4. I wanted to know what made Conn the way he was. Where did all his anger stem from. Why is he the way he was. Personally, there was such a question mark above this character and all I wanted to do was figure him out. I feel like flashbacks would have given us, the readers, some insight.
On the bottom of the Goodreads summary it has an authors note that says: "This book is a “sweet” romance that isn’t overly sexy." I didn't know if I would put this book in the "sweet romance" section because it didn't feel like a romance book. There was a little bit of romance in it, sure, but that wasn't the core of the book. The core of the book was the relationship between Scout and these three brothers. And shes definitely right on the fact that it's not overly sexy at all. In fact, I wouldn't really call it sexy at all. The only time I guess she would qualify it being sexy would be one brief instance she said they were naked but then it was like a fade into black scene. They never outright said they had sex but it was implied.
I found myself feeling like Scout throughout this book. She had this need to fix everything. Whether it be a human or animal she needed to fix them. I believe it stemmed from her helplessness to save her mom and therefore has a need to save everyone and everything around her.
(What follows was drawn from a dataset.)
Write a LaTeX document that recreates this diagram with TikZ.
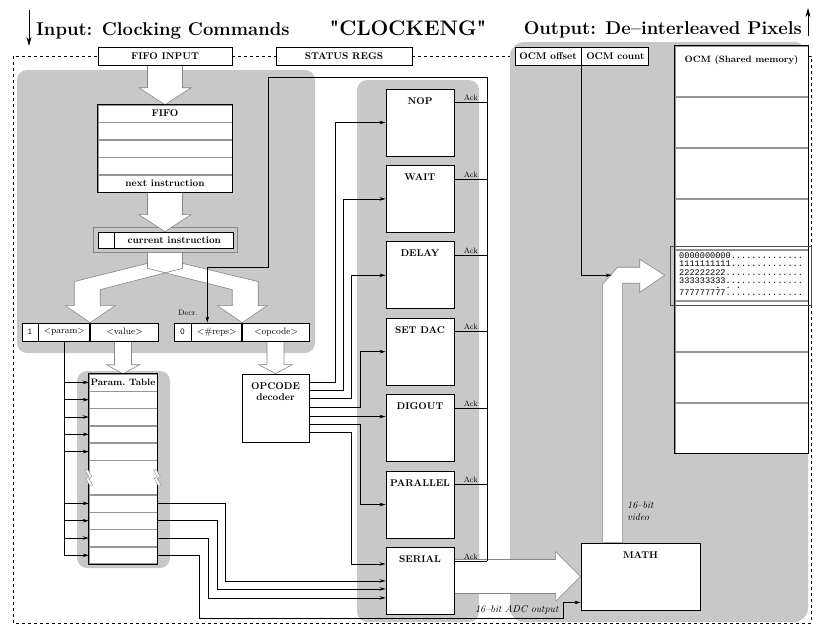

I don't relate to that in real life but when I was reading this book all I wanted to do was jump right in there and help make all the situations better and make everyone not sad/depressed. I think this is why the book made me so anxious because I was just waiting for everything to magically fix themselves really quickly but that's not what happened.
To most people I don't think they would have seen the ending as a cliffhanger but to me there was one. I wanted to know about the curse. I wanted to see if the curse played out or not. But I'm guessing Nicole Williams did that on purpose. She left it up to the readers to decide if the curse was actually real or if they just blamed misfortunes on the curse because they can't think of another reason why so many bad things would happen to them.
I didn't know what to expect when I started this book I honestly thought it was going to be some awkward 4 way love between her and the brothers. Like which brother would she choose type of thing. (I got this impression from reading the flashback excerpt on her blog, lol. I really suggest reading it!) I didn't expect to witness the struggles of 4 people coming to terms with their fathers impending death and all the other little troubles they had with one another. I think this was an alright book, if there were flashbacks I believe we would've gotten a better understanding of the characters but still, it was a good book.